Something similar seems to be happening in CMS. A memo about the first-quarter grades says CMS stopped giving any grades below 50%, reduced penalties for late work and created second-quarter opportunities for students to bring up first-quarter grades.

During second quarter, Lake Norman Charter students started attending school in person two days a week. The other three they learned from home -- not with a teacher on Zoom, but using online lessons at their own pace.

Schroth says the results were mixed. His older, more advanced students generally did better under the hybrid model. So did the kids who were failing first quarter -- for them, two days with a teacher was better than nothing.
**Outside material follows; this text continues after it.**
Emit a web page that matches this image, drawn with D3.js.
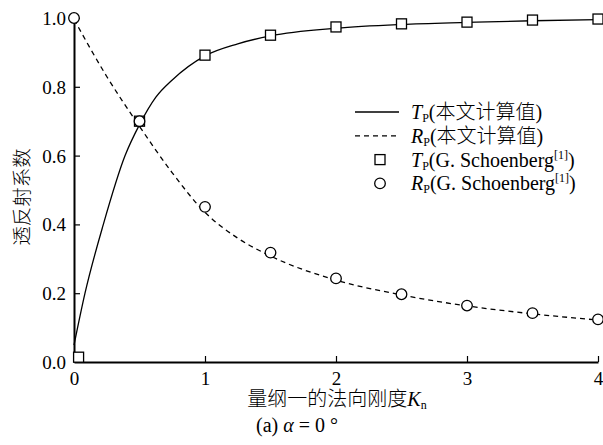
<!DOCTYPE html>
<html>
<head>
<meta charset="utf-8">
<script src="https://cdn.jsdelivr.net/npm/d3@7"></script>
<style>
  html, body { margin: 0; padding: 0; background: #fff; }
  svg text { font-family: "Liberation Serif", "Times New Roman", "Noto Sans CJK SC", serif; fill: #000; }
  .cjk { font-family: "Noto Sans CJK SC", sans-serif; font-weight: 300; }
</style>
</head>
<body>
<svg id="chart" width="603" height="445"></svg>
<script>
// Computed transmission / reflection curves (K_n, value)
const tCurveK = [0, 0.084, 0.224, 0.39, 0.5, 0.625, 0.75, 1.0, 1.25, 1.5, 2.0, 2.5, 3.0, 3.5, 4.0];
const tCurveV = [0.049, 0.2, 0.4, 0.6, 0.69, 0.77, 0.82, 0.89, 0.925, 0.948, 0.97, 0.981, 0.987, 0.992, 0.995];
const rCurveK = [0, 0.25, 0.5, 0.75, 1.0, 1.25, 1.5, 2.0, 2.5, 3.0, 3.5, 4.0];
const rCurveV = [0.996, 0.83, 0.685, 0.55, 0.435, 0.36, 0.308, 0.238, 0.195, 0.163, 0.14, 0.122];

// Reference points (G. Schoenberg)
const tRefK = [0.035, 0.5, 1.0, 1.5, 2.0, 2.5, 3.0, 3.5, 4.0];
const tRefV = [0.014, 0.70, 0.892, 0.95, 0.974, 0.983, 0.988, 0.994, 0.997];
const rRefK = [0, 0.5, 1.0, 1.5, 2.0, 2.5, 3.0, 3.5, 4.0];
const rRefV = [1.0, 0.70, 0.451, 0.318, 0.243, 0.197, 0.164, 0.142, 0.124];

const xTicks = [0, 1, 2, 3, 4];
const yTicks = [0, 0.2, 0.4, 0.6, 0.8, 1.0];

const serif = '"Liberation Serif", "Times New Roman", serif';

const svg = d3.select("#chart");
const plotLeft = 74, plotRight = 598, plotTop = 18, plotBottom = 362;

const x = d3.scaleLinear().domain([0, 4]).range([plotLeft, plotRight]);
const y = d3.scaleLinear().domain([0, 1]).range([plotBottom, plotTop]);

const zip = (ks, vs) => ks.map((k, i) => [k, vs[i]]);

const line = d3.line()
  .x(d => x(d[0]))
  .y(d => y(d[1]))
  .curve(d3.curveMonotoneX);

// Curves
svg.append("path")
  .attr("d", line(zip(tCurveK, tCurveV)))
  .attr("fill", "none").attr("stroke", "#000").attr("stroke-width", 1.3);

svg.append("path")
  .attr("d", line(zip(rCurveK, rCurveV)))
  .attr("fill", "none").attr("stroke", "#000").attr("stroke-width", 1.3)
  .attr("stroke-dasharray", "5,4");

// Axes (ticks pointing inward)
const yAxis = d3.axisLeft(y).tickValues(yTicks).tickFormat(d3.format(".1f"))
  .tickSizeInner(-6).tickSizeOuter(0).tickPadding(8);
const xAxis = d3.axisBottom(x).tickValues(xTicks).tickFormat(d3.format("d"))
  .tickSizeInner(-6).tickSizeOuter(0).tickPadding(6);

const gy = svg.append("g").attr("transform", `translate(${plotLeft},0)`).call(yAxis);
const gx = svg.append("g").attr("transform", `translate(0,${plotBottom})`).call(xAxis);

[gx, gy].forEach(g => {
  g.select(".domain").attr("stroke", "#000").attr("stroke-width", 2);
  g.selectAll(".tick line").attr("stroke", "#000").attr("stroke-width", 1.2);
  g.selectAll(".tick text")
    .style("font-family", serif)
    .style("font-size", "19px");
});
gx.selectAll(".tick").filter(d => d === 0).select("line").remove();
gy.selectAll(".tick").filter(d => d === 0).select("line").remove();
gx.selectAll(".tick text").attr("dy", "0.9em");
gy.selectAll(".tick text").attr("dy", "0.34em");

// Markers
const sq = 10;
svg.append("g").selectAll("rect")
  .data(zip(tRefK, tRefV)).join("rect")
  .attr("x", d => x(d[0]) - sq / 2)
  .attr("y", d => y(d[1]) - sq / 2)
  .attr("width", sq).attr("height", sq)
  .attr("fill", "#fff").attr("stroke", "#000").attr("stroke-width", 1.3);

svg.append("g").selectAll("circle")
  .data(zip(rRefK, rRefV)).join("circle")
  .attr("cx", d => x(d[0]))
  .attr("cy", d => y(d[1]))
  .attr("r", 5.3)
  .attr("fill", "#fff").attr("stroke", "#000").attr("stroke-width", 1.3);

// Axis titles
svg.append("text")
  .attr("class", "cjk")
  .attr("transform", "translate(20,197) rotate(-90)")
  .attr("text-anchor", "middle")
  .attr("dominant-baseline", "central")
  .style("font-size", "19.5px")
  .text("透反射系数");

const xt = svg.append("text")
  .attr("x", 337).attr("y", 406)
  .attr("text-anchor", "middle")
  .style("font-size", "20px");
xt.append("tspan").attr("class", "cjk").text("量纲一的法向刚度");
xt.append("tspan").style("font-family", serif).style("font-style", "italic").text("K");
xt.append("tspan").style("font-family", serif).style("font-size", "12px").attr("dy", 3).text("n");

const cap = svg.append("text")
  .attr("x", 297).attr("y", 432)
  .attr("text-anchor", "middle")
  .style("font-family", serif)
  .style("font-size", "20px");
cap.append("tspan").text("(a) ");
cap.append("tspan").style("font-style", "italic").text("α");
cap.append("tspan").text(" = 0 °");

// Legend
const legend = svg.append("g");
const rows = [
  { kind: "solid", sym: "T", tail: "本文计算值", ref: false },
  { kind: "dash", sym: "R", tail: "本文计算值", ref: false },
  { kind: "square", sym: "T", tail: "G. Schoenberg", ref: true },
  { kind: "circle", sym: "R", tail: "G. Schoenberg", ref: true }
];
const ly0 = 112, lyStep = 23.8;
rows.forEach((r, i) => {
  const cy = ly0 + i * lyStep;
  if (r.kind === "solid" || r.kind === "dash") {
    legend.append("line")
      .attr("x1", 355).attr("x2", 399).attr("y1", cy).attr("y2", cy)
      .attr("stroke", "#000").attr("stroke-width", 1.3)
      .attr("stroke-dasharray", r.kind === "dash" ? "5,4" : null);
  } else if (r.kind === "square") {
    legend.append("rect")
      .attr("x", 380 - 5).attr("y", cy - 5).attr("width", 10).attr("height", 10)
      .attr("fill", "#fff").attr("stroke", "#000").attr("stroke-width", 1.3);
  } else {
    legend.append("circle")
      .attr("cx", 380).attr("cy", cy).attr("r", 5.3)
      .attr("fill", "#fff").attr("stroke", "#000").attr("stroke-width", 1.3);
  }
  const t = legend.append("text")
    .attr("x", 411).attr("y", cy + 7)
    .style("font-family", serif)
    .style("font-size", "20px");
  t.append("tspan").style("font-style", "italic").text(r.sym);
  t.append("tspan").style("font-size", "12px").attr("dy", 3).text("P");
  t.append("tspan").attr("dy", -3).text("(");
  t.append("tspan").attr("class", r.ref ? null : "cjk").text(r.tail);
  if (r.ref) {
    t.append("tspan").style("font-size", "12px").attr("dy", -8).text("[1]");
    t.append("tspan").attr("dy", 8).text(")");
  } else {
    t.append("tspan").text(")");
  }
});
</script>
</body>
</html>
But some of his freshmen who had done OK with all-remote the quarter before didn’t seem to benefit from the switch.

"I think the hybrid might be not as good for them," he said. "I saw grades were lower with the hybrid learning because they didn’t get that daily interaction with their teacher."

In other words, for some students, five consistent days of talking to a teacher online worked better than two days face-to-face.

Paris Wicklin, a guidance counselor at Lincoln Charter School, says there’s a perception that today’s teens are digital natives who can thrive with computer connections. But she says many of her 11th and 12th graders are anxious, disorganized and unmotivated when they can’t see their friends and teachers face to face. When their grades fall, she says, some of them give up.

Wicklin says some of them seem to think, "All right, if I get so far behind, well, I don’t even need to catch up.”

She says Lincoln Charter has a list of students with at least one F, and faculty have been connecting to see how they can help.

Home Support Is Vital

The CMS plan includes regular conferences with parents of students who are failing. Counselors there offer to help parents use the digital platforms their children work on.

At Lake Norman Charter, Schroth says the difference between success and failure is often an adult at home who can step in -- a task some families find overwhelming as COVID-19 puts strains on their lives, too.

"This year more than ever, it really took the home support -- from the parents or maybe an older brother or sister, uncles, you know, anybody that was at home to help the kids with their school work," he said.

Schroth says everything is harder during the pandemic -- for kids, teachers and parents. But he suggests people don’t get too worked up about grades. The students are still learning, he says, and there are life lessons that don’t show up on report cards.